-- start DATASET SECTION --

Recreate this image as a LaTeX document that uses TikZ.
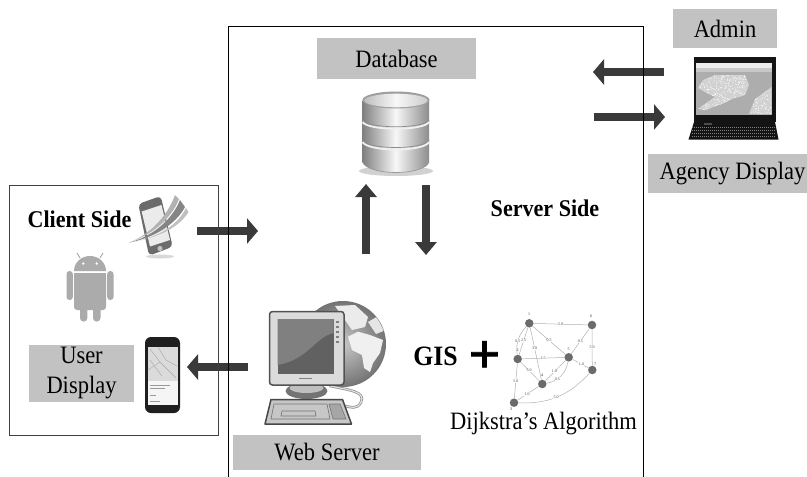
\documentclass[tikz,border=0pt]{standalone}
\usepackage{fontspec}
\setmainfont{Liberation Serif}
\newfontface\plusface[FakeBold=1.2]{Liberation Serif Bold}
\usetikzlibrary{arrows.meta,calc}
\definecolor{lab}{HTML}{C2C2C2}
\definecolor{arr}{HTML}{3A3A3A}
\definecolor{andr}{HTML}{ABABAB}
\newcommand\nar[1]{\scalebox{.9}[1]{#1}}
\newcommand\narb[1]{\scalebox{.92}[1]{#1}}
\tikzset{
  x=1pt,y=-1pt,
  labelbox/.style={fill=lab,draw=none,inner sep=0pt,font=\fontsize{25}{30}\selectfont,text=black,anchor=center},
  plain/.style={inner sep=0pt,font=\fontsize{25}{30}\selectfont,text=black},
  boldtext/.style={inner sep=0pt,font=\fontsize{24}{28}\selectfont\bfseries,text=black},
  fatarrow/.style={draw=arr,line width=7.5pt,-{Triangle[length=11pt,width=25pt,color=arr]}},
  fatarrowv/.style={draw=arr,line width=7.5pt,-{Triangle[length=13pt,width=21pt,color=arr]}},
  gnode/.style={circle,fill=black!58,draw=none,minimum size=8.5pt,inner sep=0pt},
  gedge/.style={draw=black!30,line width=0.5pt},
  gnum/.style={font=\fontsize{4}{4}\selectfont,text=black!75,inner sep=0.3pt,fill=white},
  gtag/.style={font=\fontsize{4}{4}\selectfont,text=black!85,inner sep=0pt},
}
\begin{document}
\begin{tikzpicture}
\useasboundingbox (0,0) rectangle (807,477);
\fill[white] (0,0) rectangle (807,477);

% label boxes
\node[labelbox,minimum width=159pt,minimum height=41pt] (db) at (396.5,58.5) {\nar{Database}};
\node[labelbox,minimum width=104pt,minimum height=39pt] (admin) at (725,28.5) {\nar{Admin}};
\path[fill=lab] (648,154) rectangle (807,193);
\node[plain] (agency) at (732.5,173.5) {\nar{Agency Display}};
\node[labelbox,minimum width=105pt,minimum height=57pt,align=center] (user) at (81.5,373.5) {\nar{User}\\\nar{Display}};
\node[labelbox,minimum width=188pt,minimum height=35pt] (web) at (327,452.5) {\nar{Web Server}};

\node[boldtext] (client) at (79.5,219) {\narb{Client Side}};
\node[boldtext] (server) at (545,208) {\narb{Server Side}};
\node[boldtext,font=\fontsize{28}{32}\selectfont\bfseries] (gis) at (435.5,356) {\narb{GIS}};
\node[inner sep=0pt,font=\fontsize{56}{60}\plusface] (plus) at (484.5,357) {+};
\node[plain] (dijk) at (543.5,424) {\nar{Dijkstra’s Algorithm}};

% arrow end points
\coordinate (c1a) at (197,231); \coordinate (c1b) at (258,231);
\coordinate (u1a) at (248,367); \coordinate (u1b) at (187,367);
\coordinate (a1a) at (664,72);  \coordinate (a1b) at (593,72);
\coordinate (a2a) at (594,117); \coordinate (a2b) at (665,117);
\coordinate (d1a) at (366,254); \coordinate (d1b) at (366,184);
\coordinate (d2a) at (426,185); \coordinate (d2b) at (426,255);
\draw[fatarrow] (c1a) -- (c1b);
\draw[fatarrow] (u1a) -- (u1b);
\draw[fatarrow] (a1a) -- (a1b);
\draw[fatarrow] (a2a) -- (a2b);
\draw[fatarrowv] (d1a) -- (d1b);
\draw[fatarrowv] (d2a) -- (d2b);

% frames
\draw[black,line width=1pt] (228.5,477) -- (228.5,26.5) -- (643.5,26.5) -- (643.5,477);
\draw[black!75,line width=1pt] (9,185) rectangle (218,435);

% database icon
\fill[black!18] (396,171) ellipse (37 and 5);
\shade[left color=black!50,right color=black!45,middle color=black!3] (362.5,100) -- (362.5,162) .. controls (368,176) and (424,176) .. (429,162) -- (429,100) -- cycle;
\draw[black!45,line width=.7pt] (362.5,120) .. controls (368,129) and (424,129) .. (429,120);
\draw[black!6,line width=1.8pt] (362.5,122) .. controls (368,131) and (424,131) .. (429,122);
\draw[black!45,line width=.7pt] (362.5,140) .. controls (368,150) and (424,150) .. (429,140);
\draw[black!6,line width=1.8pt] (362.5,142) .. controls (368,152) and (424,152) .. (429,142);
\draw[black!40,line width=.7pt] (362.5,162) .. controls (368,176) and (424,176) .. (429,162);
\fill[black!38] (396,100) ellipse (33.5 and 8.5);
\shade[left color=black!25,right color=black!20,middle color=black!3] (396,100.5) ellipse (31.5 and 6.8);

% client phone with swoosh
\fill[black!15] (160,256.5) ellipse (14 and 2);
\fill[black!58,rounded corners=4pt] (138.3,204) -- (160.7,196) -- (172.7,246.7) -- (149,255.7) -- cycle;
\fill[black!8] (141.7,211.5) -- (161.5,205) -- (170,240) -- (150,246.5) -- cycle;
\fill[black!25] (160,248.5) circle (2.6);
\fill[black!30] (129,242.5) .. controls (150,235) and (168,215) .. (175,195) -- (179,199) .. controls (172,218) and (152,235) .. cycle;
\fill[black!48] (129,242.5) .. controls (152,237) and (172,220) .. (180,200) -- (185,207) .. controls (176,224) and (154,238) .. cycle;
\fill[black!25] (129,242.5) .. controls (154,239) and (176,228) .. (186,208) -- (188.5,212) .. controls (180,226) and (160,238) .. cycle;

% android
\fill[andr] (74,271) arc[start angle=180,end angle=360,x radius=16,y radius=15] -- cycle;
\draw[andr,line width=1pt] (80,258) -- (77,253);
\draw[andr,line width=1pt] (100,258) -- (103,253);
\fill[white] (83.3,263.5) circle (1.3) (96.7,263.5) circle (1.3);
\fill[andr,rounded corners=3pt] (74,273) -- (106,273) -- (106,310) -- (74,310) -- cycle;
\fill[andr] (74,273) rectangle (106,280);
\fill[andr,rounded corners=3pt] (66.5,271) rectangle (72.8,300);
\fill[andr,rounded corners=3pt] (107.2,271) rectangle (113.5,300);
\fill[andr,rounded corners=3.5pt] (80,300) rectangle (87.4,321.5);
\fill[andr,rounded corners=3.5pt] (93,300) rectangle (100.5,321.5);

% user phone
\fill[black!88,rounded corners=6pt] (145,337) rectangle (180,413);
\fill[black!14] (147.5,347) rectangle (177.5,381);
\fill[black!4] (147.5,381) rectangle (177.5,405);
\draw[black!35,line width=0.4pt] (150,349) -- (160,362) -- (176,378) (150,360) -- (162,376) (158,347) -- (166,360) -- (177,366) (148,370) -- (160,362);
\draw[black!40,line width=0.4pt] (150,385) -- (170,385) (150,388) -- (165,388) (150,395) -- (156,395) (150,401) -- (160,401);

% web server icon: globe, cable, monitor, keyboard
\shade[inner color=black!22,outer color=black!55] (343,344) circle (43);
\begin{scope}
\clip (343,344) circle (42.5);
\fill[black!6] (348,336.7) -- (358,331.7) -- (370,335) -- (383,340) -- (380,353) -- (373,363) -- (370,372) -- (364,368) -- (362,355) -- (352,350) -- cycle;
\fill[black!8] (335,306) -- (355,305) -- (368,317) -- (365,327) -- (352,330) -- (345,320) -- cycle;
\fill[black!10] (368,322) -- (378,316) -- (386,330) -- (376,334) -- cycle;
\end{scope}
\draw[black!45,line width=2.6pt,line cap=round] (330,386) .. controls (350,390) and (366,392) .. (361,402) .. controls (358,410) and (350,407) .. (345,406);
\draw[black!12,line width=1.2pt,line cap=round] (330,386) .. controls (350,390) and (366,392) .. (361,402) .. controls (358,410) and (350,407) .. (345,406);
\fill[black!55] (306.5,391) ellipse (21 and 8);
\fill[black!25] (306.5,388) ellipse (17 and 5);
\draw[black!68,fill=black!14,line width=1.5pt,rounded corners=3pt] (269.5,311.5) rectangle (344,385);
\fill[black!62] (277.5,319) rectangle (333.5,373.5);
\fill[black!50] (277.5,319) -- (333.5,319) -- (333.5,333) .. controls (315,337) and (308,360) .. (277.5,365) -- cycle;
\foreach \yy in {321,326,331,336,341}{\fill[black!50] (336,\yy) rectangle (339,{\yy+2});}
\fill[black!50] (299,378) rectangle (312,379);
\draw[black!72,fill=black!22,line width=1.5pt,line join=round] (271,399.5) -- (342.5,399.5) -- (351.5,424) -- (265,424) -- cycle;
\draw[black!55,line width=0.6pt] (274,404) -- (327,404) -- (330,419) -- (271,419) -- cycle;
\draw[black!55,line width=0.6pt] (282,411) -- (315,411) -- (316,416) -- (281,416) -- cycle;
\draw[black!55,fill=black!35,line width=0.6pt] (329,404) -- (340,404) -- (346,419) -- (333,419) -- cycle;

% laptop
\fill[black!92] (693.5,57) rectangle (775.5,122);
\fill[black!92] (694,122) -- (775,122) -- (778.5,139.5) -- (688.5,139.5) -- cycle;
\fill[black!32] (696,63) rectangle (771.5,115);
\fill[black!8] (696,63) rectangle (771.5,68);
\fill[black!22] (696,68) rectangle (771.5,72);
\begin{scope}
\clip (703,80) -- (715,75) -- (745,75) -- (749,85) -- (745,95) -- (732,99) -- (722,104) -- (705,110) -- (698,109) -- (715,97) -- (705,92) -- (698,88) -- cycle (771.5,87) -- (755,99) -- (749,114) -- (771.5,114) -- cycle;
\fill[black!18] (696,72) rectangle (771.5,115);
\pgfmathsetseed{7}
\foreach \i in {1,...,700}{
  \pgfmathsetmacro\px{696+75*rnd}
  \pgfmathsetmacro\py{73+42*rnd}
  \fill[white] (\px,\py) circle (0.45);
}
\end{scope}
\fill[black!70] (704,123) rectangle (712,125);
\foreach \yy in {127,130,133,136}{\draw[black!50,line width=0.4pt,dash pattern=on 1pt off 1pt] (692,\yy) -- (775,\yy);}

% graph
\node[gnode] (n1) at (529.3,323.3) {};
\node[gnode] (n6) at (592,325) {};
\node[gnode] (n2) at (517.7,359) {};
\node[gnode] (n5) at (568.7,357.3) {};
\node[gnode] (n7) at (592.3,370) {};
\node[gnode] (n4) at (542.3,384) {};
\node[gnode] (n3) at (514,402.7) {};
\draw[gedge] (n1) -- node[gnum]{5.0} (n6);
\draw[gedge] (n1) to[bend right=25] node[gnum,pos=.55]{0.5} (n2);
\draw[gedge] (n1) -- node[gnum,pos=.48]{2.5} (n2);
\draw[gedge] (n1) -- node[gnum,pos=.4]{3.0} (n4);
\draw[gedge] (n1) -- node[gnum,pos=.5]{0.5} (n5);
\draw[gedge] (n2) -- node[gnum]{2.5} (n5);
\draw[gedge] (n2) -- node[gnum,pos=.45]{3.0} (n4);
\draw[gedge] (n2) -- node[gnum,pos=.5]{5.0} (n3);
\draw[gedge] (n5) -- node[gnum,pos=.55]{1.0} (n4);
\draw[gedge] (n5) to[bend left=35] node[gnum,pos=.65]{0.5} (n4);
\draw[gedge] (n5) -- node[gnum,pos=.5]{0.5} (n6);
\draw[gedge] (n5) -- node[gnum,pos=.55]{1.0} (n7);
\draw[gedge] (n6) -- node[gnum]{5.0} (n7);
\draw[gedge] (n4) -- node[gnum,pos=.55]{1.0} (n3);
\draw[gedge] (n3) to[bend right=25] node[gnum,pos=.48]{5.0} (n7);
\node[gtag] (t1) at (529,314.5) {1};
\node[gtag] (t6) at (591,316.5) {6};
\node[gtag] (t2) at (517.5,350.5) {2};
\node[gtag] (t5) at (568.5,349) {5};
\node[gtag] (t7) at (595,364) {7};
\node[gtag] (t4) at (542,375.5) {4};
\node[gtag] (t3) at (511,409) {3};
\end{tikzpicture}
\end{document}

-- end DATASET SECTION --

YOUR OBJECTIVE
Begin at the first line of the data above and repeat each line exactly, stopping after the line containing "width=188pt,minimum height=35pt] (web)". Omit the pictures.

EXERCISE ANSWER
Recreate this image as a LaTeX document that uses TikZ.
\documentclass[tikz,border=0pt]{standalone}
\usepackage{fontspec}
\setmainfont{Liberation Serif}
\newfontface\plusface[FakeBold=1.2]{Liberation Serif Bold}
\usetikzlibrary{arrows.meta,calc}
\definecolor{lab}{HTML}{C2C2C2}
\definecolor{arr}{HTML}{3A3A3A}
\definecolor{andr}{HTML}{ABABAB}
\newcommand\nar[1]{\scalebox{.9}[1]{#1}}
\newcommand\narb[1]{\scalebox{.92}[1]{#1}}
\tikzset{
  x=1pt,y=-1pt,
  labelbox/.style={fill=lab,draw=none,inner sep=0pt,font=\fontsize{25}{30}\selectfont,text=black,anchor=center},
  plain/.style={inner sep=0pt,font=\fontsize{25}{30}\selectfont,text=black},
  boldtext/.style={inner sep=0pt,font=\fontsize{24}{28}\selectfont\bfseries,text=black},
  fatarrow/.style={draw=arr,line width=7.5pt,-{Triangle[length=11pt,width=25pt,color=arr]}},
  fatarrowv/.style={draw=arr,line width=7.5pt,-{Triangle[length=13pt,width=21pt,color=arr]}},
  gnode/.style={circle,fill=black!58,draw=none,minimum size=8.5pt,inner sep=0pt},
  gedge/.style={draw=black!30,line width=0.5pt},
  gnum/.style={font=\fontsize{4}{4}\selectfont,text=black!75,inner sep=0.3pt,fill=white},
  gtag/.style={font=\fontsize{4}{4}\selectfont,text=black!85,inner sep=0pt},
}
\begin{document}
\begin{tikzpicture}
\useasboundingbox (0,0) rectangle (807,477);
\fill[white] (0,0) rectangle (807,477);

% label boxes
\node[labelbox,minimum width=159pt,minimum height=41pt] (db) at (396.5,58.5) {\nar{Database}};
\node[labelbox,minimum width=104pt,minimum height=39pt] (admin) at (725,28.5) {\nar{Admin}};
\path[fill=lab] (648,154) rectangle (807,193);
\node[plain] (agency) at (732.5,173.5) {\nar{Agency Display}};
\node[labelbox,minimum width=105pt,minimum height=57pt,align=center] (user) at (81.5,373.5) {\nar{User}\\\nar{Display}};
\node[labelbox,minimum width=188pt,minimum height=35pt] (web) at (327,452.5) {\nar{Web Server}};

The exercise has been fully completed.